Opinions

The Bricsys Automated Testing System

AutoCAD clones have been termed unstable and unreliable since they first appeared on the market. And this is not just Autodesk spreading FUD (Fear Uncertainty Doubt). I remember at the IntelliCAD World Meeting in Athens last year, Dave Lorenzo, the CTO of the ITC, painted a horrible picture of the old IntelliCAD 6 code. This was not in private, but in front of all the attendees and press. He mentioned that the old code had 1000 line functions, which any C/C++ developer will tell you is a pain to maintain, fix and debug.

For this very reason, Luc de Batseiler, the CTO of Bricsys, was quite keen to show me their automated testing system that they had developed in-houseas part of their rewrite of their CAD platform. Luc called the old ITC code a nightmare and the main reason for instability and poor performance, some of the adjectives that he does not want the rewritten Bricscad to be associated with.

The system is quite complicated but I will try and dumb it down a little for sake of clarity. The main highlight of their system is the way they write the tests. First let me explain how tests are normally written. A programmer writes code and builds it into an application. This application is used internally by the testing team or externally by beta testers, who report bugs and crashes to the development team. The concerned programmer then fixes his code and then proceeds to write a small test command (usually in a plug-in) which verifies that the bug has been fixed. This test is added to the list of existing tests which are run automatically or manually after every build is created. This is vital because it is quite possible that another programmer may modify something else in the code which brings back the bug that the first programmer was responsible for. This is called Regression Testing.

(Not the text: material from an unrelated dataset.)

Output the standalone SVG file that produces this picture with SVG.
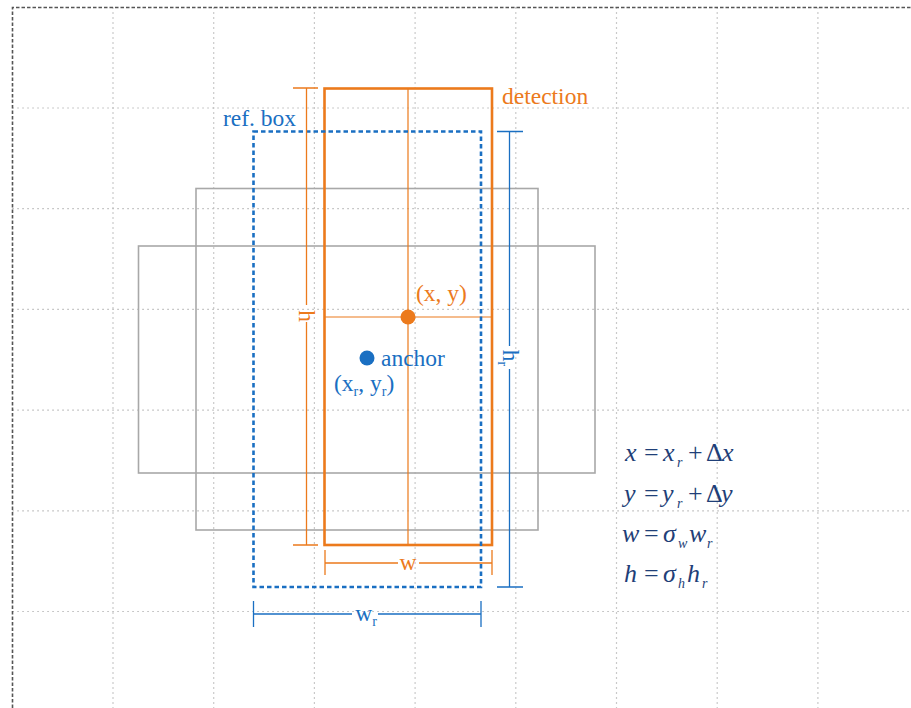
<svg xmlns="http://www.w3.org/2000/svg" width="911" height="708" viewBox="0 0 911 708">
  <style>
    .grid { stroke: #b8b8b8; stroke-width: 1.2; stroke-dasharray: 1.5 3.5; fill: none; }
    .frame { stroke: #555; stroke-width: 1.6; stroke-dasharray: 3.5 2; fill: none; }
    .anchorbox { stroke: #a8a8a8; stroke-width: 1.6; fill: none; }
    .det { stroke: #ec7a1c; fill: none; }
    .ref { stroke: #1a6fc2; fill: none; }
    .lbl { font-family: "Liberation Serif", "Times New Roman", serif; font-size: 23.5px; }
    .orange { fill: #ec7a1c; }
    .blue { fill: #1a6fc2; }
    .eq { font-family: "Liberation Serif", "Times New Roman", serif; font-size: 26px; font-style: italic; fill: #1f3f78; }
    .up { font-style: normal; }
    .sub { font-size: 14px; }
  </style>

  <!-- background grid -->
  <g id="grid">
    <path class="grid" d="M113.0 7.3V708 M213.7 7.3V708 M314.4 7.3V708 M415.1 7.3V708 M515.8 7.3V708 M616.5 7.3V708 M717.2 7.3V708 M817.9 7.3V708"/>
    <path class="grid" d="M12.3 108.0H911 M12.3 208.7H911 M12.3 309.4H911 M12.3 410.1H911 M12.3 510.8H911 M12.3 611.5H911"/>
    <path class="frame" d="M12.5 708V7.5H911"/>
  </g>

  <!-- candidate anchor boxes -->
  <g id="anchor-boxes">
    <rect class="anchorbox" x="196" y="188.5" width="342" height="341.5"/>
    <rect class="anchorbox" x="138.5" y="246" width="456.5" height="227"/>
  </g>

  <!-- detection box -->
  <g id="detection">
    <path class="det" stroke-width="1.2" d="M408 88V545 M324.5 317H492"/>
    <rect class="det" stroke-width="2.6" x="324.5" y="88.5" width="167.5" height="456.5"/>
    <circle cx="408" cy="317" r="7.5" fill="#ec7a1c"/>
    <text class="lbl orange" x="502" y="104">detection</text>
    <text class="lbl orange" x="416" y="301">(x, y)</text>
  </g>

  <!-- reference box -->
  <g id="ref-box">
    <rect class="ref" stroke-width="2.6" stroke-dasharray="4.5 3" x="253.5" y="131.5" width="227.5" height="455.5"/>
    <circle cx="367" cy="358" r="7.5" fill="#1a6fc2"/>
    <text class="lbl blue" x="223" y="126">ref. box</text>
    <text class="lbl blue" x="381" y="366">anchor</text>
    <text class="lbl blue" x="334" y="391">(x<tspan class="sub" dy="5">r</tspan><tspan dy="-5">, y</tspan><tspan class="sub" dy="5">r</tspan><tspan dy="-5">)</tspan></text>
  </g>

  <!-- dimension lines -->
  <g id="connectors">
    <!-- h -->
    <path class="det" stroke-width="1.3" d="M293 88H318 M293 545H318 M306.5 88V305 M306.5 322V545"/>
    <!-- w -->
    <path class="det" stroke-width="1.3" d="M325 550V575 M492 550V575 M325 563H398 M419 563H492"/>
    <!-- h_r -->
    <path class="ref" stroke-width="1.3" d="M497 131.5H523 M497 587H523 M509.5 131.5V346 M509.5 369V587"/>
    <!-- w_r -->
    <path class="ref" stroke-width="1.3" d="M253.5 601V627 M481 601V627 M253.5 614H352 M378 614H481"/>
  </g>

  <!-- dimension labels -->
  <g id="dim-labels">
    <text class="lbl orange" text-anchor="middle" transform="translate(299 316) rotate(90)">h</text>
    <text class="lbl orange" text-anchor="middle" x="408" y="570">w</text>
    <text class="lbl blue" text-anchor="middle" transform="translate(503 358) rotate(90)">h<tspan class="sub" dy="5">r</tspan></text>
    <text class="lbl blue" text-anchor="middle" x="366" y="621">w<tspan class="sub" dy="5">r</tspan></text>
  </g>

  <!-- parameterisation -->
  <g id="equations">
    <text class="eq" y="461"><tspan x="625">x</tspan><tspan class="up" x="644">=</tspan><tspan x="663">x</tspan><tspan class="sub" x="677" dy="6">r</tspan><tspan class="up" x="688" dy="-6">+</tspan><tspan class="up" x="706">Δ</tspan><tspan x="722">x</tspan></text>
    <text class="eq" y="502"><tspan x="624">y</tspan><tspan class="up" x="644">=</tspan><tspan x="662">y</tspan><tspan class="sub" x="677" dy="6">r</tspan><tspan class="up" x="688" dy="-6">+</tspan><tspan class="up" x="706">Δ</tspan><tspan x="721">y</tspan></text>
    <text class="eq" y="542"><tspan x="622">w</tspan><tspan class="up" x="644">=</tspan><tspan x="663">σ</tspan><tspan class="sub" x="678" dy="6">w</tspan><tspan x="689" dy="-6">w</tspan><tspan class="sub" x="707" dy="6">r</tspan></text>
    <text class="eq" y="582"><tspan x="624">h</tspan><tspan class="up" x="644">=</tspan><tspan x="663">σ</tspan><tspan class="sub" x="678" dy="6">h</tspan><tspan x="687" dy="-6">h</tspan><tspan class="sub" x="702" dy="6">r</tspan></text>
  </g>
</svg>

Bricsys does this a bit differently. They first write the tests and then write the code. Let me explain this with a simple example. Suppose I am writing code that computes the geometric propeties of a circle, say its area and circumference. After I write the code I go ahead and build the application. As part of testing my code, I run a command that I know uses the circle related code I just wrote. Lets assume that this particular command uses only the area calculating code and not the code to calculate the circumference. The command works fine and I release the build for the testers to do their work. The testers will run the same command but with more data. After testing is successful, I mark the build as a production build and it gets into the hands of the general public.

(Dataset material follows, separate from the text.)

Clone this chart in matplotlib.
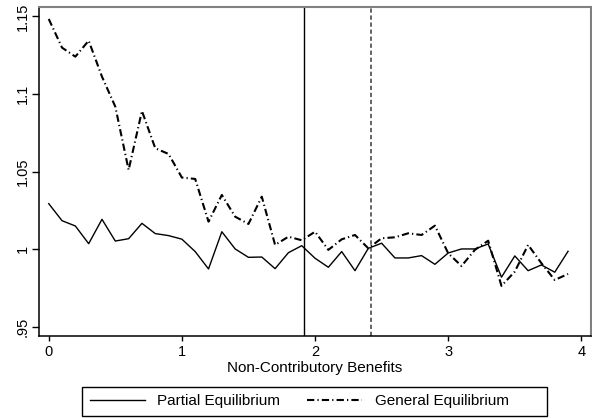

All this time the circumference code has not really been tested. I have used a very rudimentary example (area and circumference) to explain the concept, but you must understand that code is usually a vast set of logical instructions which behaves differently for different data sets. The Bricsys approach is to test all conceivable ways that code can be used in order to trap bugs and crashes before the software even lands in the hands of the testers. So continuing with the circle example, first Bricsys would write two tests – one to calculate the area and another to calculate the circumference of a set of circles and test the outputs with known calculated values. They would then proceed to write the code to do the actual calculations for the area and circumference.

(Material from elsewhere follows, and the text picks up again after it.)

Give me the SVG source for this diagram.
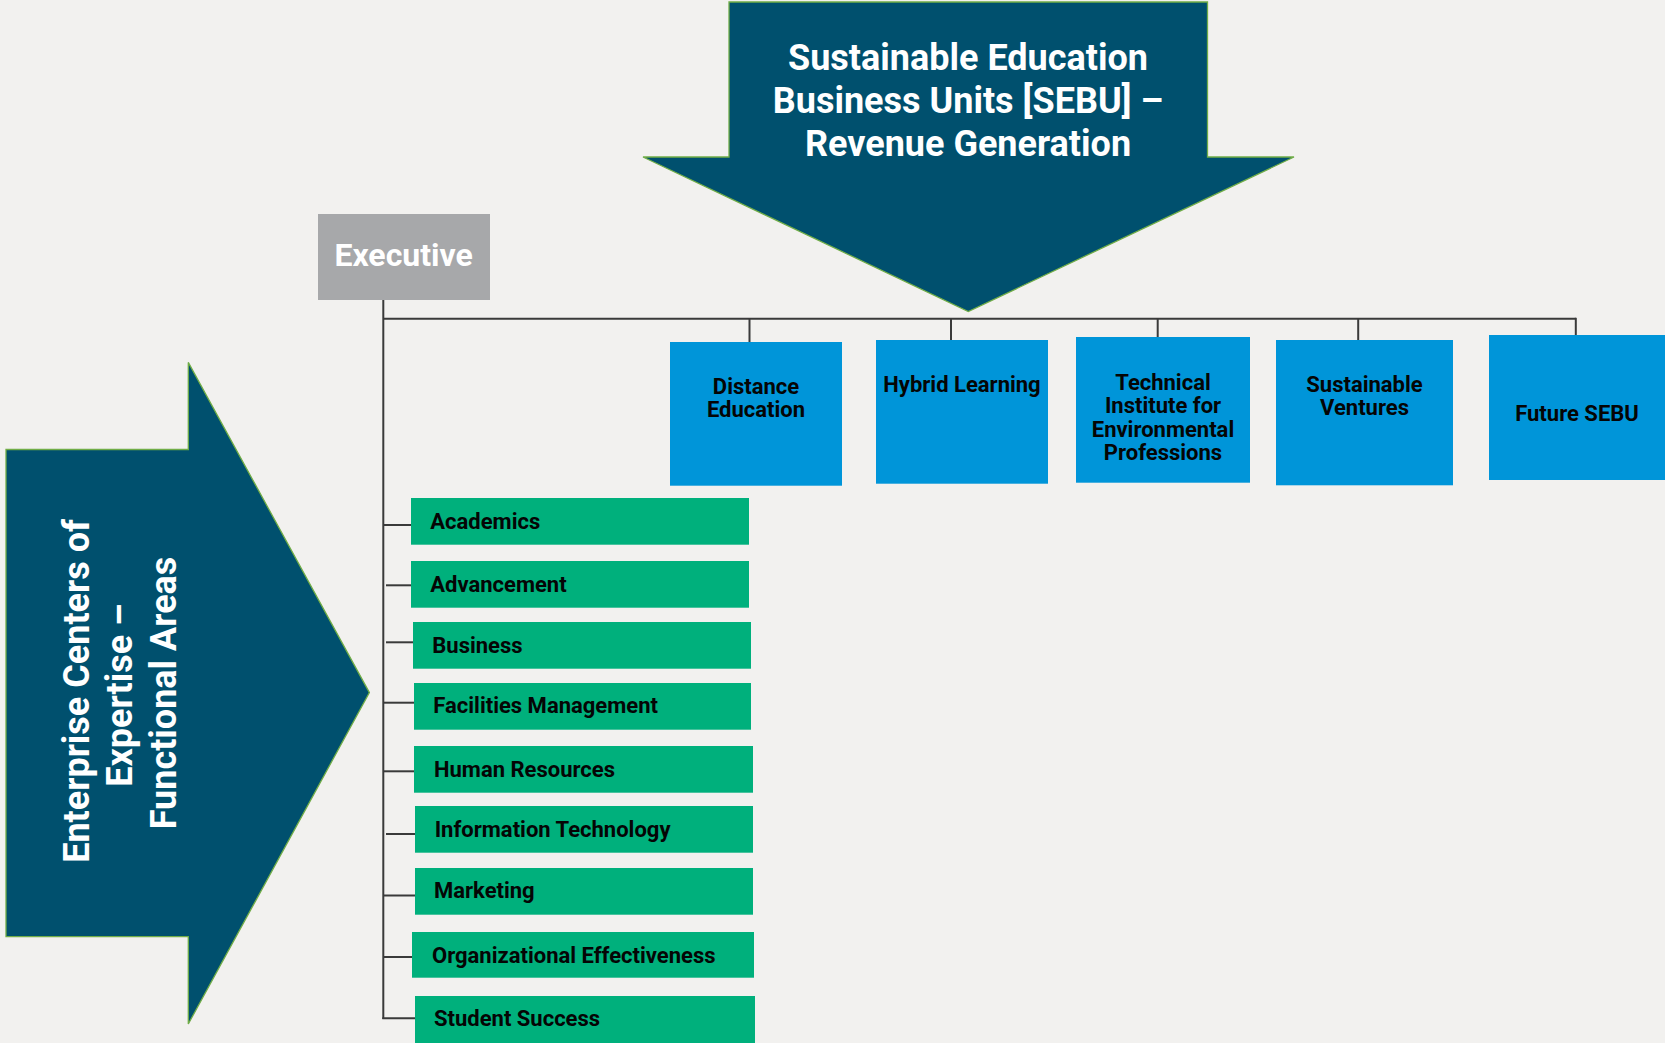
<svg xmlns="http://www.w3.org/2000/svg" width="1665" height="1043" viewBox="0 0 1665 1043">
<style>
.bg{fill:#f2f1ef}
.arrow{fill:#00506e;stroke:#70ad47;stroke-width:1.3}
.big{font-family:Roboto,"Liberation Sans",sans-serif;font-weight:700;font-size:36px;fill:#ffffff;text-anchor:middle}
.exec{fill:#a7a8aa}
.exect{font-family:Roboto,"Liberation Sans",sans-serif;font-weight:700;font-size:32px;fill:#ffffff;text-anchor:middle}
.blue{fill:#0095d9}
.bt{font-family:Roboto,"Liberation Sans",sans-serif;font-weight:700;font-size:22px;fill:#050505;text-anchor:middle}
.green{fill:#00b07c}
.gt{font-family:Roboto,"Liberation Sans",sans-serif;font-weight:700;font-size:22px;fill:#050505}
.conn line{stroke:#3a3a3a;stroke-width:2}
</style>
<rect class="bg" x="0" y="0" width="1665" height="1043"/>

<g id="sebu-arrow">
<polygon class="arrow" points="729,2 1207.5,2 1207.5,157 1294,157 968.3,311.5 643,157 729,157"/>
<text class="big" x="968" y="70">Sustainable Education</text>
<text class="big" x="968" y="113">Business Units [SEBU] –</text>
<text class="big" x="968" y="156">Revenue Generation</text>
</g>

<g id="enterprise-arrow">
<polygon class="arrow" points="6,449.5 188.3,449.5 188.3,362.4 369.4,692.6 188.3,1024 188.3,936.7 6,936.7"/>
<text class="big" transform="translate(89,691) rotate(-90)">Enterprise Centers of</text>
<text class="big" transform="translate(132.3,695) rotate(-90)">Expertise –</text>
<text class="big" transform="translate(175.6,693) rotate(-90)">Functional Areas</text>
</g>

<g class="conn" id="connectors">
<line x1="383.3" y1="299.5" x2="383.3" y2="1019"/>
<line x1="383.3" y1="318.8" x2="1576" y2="318.8"/>
<line x1="749.5" y1="318.8" x2="749.5" y2="342"/>
<line x1="951" y1="318.8" x2="951" y2="340"/>
<line x1="1157.7" y1="318.8" x2="1157.7" y2="337"/>
<line x1="1358.2" y1="318.8" x2="1358.2" y2="340"/>
<line x1="1575.8" y1="317.8" x2="1575.8" y2="335"/>
<line x1="383.3" y1="525" x2="411" y2="525"/>
<line x1="386" y1="585.3" x2="411" y2="585.3"/>
<line x1="386" y1="642.3" x2="413" y2="642.3"/>
<line x1="383.3" y1="702.7" x2="414" y2="702.7"/>
<line x1="383.3" y1="771.3" x2="414" y2="771.3"/>
<line x1="386" y1="834" x2="415" y2="834"/>
<line x1="383.3" y1="895.5" x2="415" y2="895.5"/>
<line x1="383" y1="957" x2="412" y2="957"/>
<line x1="382.3" y1="1018.3" x2="415" y2="1018.3"/>
</g>

<g id="executive">
<rect class="exec" x="318" y="214" width="172" height="86"/>
<text class="exect" x="403.6" y="266">Executive</text>
</g>

<g id="distance-education">
<rect class="blue" x="670" y="342" width="172" height="143.7"/>
<text class="bt" x="756" y="394">Distance</text>
<text class="bt" x="756" y="417.3">Education</text>
</g>
<g id="hybrid-learning">
<rect class="blue" x="876" y="340" width="172" height="143.7"/>
<text class="bt" x="962" y="391.7">Hybrid Learning</text>
</g>
<g id="technical-institute">
<rect class="blue" x="1076" y="337" width="174" height="145.7"/>
<text class="bt" x="1163" y="390">Technical</text>
<text class="bt" x="1163" y="413.3">Institute for</text>
<text class="bt" x="1163" y="436.7">Environmental</text>
<text class="bt" x="1163" y="460">Professions</text>
</g>
<g id="sustainable-ventures">
<rect class="blue" x="1276" y="340" width="177" height="145.3"/>
<text class="bt" x="1364.5" y="391.7">Sustainable</text>
<text class="bt" x="1364.5" y="415">Ventures</text>
</g>
<g id="future-sebu">
<rect class="blue" x="1489" y="335" width="176" height="145"/>
<text class="bt" x="1577" y="420.7">Future SEBU</text>
</g>

<g id="academics"><rect class="green" x="411" y="498" width="338" height="46.7"/><text class="gt" x="430.3" y="529">Academics</text></g>
<g id="advancement"><rect class="green" x="411" y="561" width="338" height="46.7"/><text class="gt" x="430.3" y="592">Advancement</text></g>
<g id="business"><rect class="green" x="413" y="622" width="338" height="46.7"/><text class="gt" x="432.3" y="652.7">Business</text></g>
<g id="facilities-management"><rect class="green" x="414" y="683" width="337" height="46.7"/><text class="gt" x="433.3" y="713.3">Facilities Management</text></g>
<g id="human-resources"><rect class="green" x="414" y="746" width="339" height="46.7"/><text class="gt" x="434" y="777.3">Human Resources</text></g>
<g id="information-technology"><rect class="green" x="415" y="806" width="338" height="46.7"/><text class="gt" x="434.7" y="837.3">Information Technology</text></g>
<g id="marketing"><rect class="green" x="415" y="868" width="338" height="46.7"/><text class="gt" x="434" y="898.3">Marketing</text></g>
<g id="organizational-effectiveness"><rect class="green" x="412" y="932" width="342" height="45.7"/><text class="gt" x="432" y="963.3">Organizational Effectiveness</text></g>
<g id="student-success"><rect class="green" x="415" y="996" width="340" height="47"/><text class="gt" x="434" y="1026">Student Success</text></g>
</svg>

So now hoping that I have not lost you, I will proceed to explain how the testing is carried out and to what extent it is automated. Bricsys has offices in Belgium, Russia and Romania. All their source code resides on a server. Before a programmer from any of their development centers works on the code he first checks out a local copy from the server and uses it. After he is done with his work, he pushes a button which automatically runs all the tests on his local build of the application. If all goes well, he checks his code back to the server. The moment he does that, a series of events are triggerred. The server rebuilds the code, builds an installer and initiates installations on the various testing servers. All this happens automatically without any human intervention. Once the testing servers have the latest build installed on them, they automatically fire the tests that they are programmed to carry out. After all the testing servers are done testing, the results of the tests are posted on the intranet for the concerned people to see and take necessary action. Either way, every night this entire operation happens anyways.

Luc showed me some of the testing code and the testing results of the past few days. He pointed me a jump in test failures on a particular day. “This is because on that day, we replaced the ITC geometry library with our own. We are now working towards eliminating the test failures“, he said. “When the number of failures become zero, we will release the build as a beta to our beta testers. Although we try and be as exhaustive as we can in our tests, it is by no means a fool proof approach. Our beta testers report bugs and crashes, which we analyze, fix and add then create tests to see that they do not surface again.

I asked Luc how long the entire building and testing process took once a programmer checked in his code. He replied, “First we had one server for the code and another server that did the testing. As the number of tests grew, we added more servers and split the tests between them. To give you a sense, the DRX plug-in that contains the tests for Bricscad is 22MB, whereas the Bricscad executable file is just 6 MB. From the time a developer checks in his code, it will not take more than half an hour for the server to rebuild the software, rebuild the installer, reinstall the software on the testing servers and have the testing servers perform the tests and publish the results. If we see that the time exceeds half and hour, we add another testing server“.

Every software company talks about how they go to lengths to make their software the best. This was the first time that a company actually showed me their stuff. Luc showed me a great deal more, but that was for my eyes only.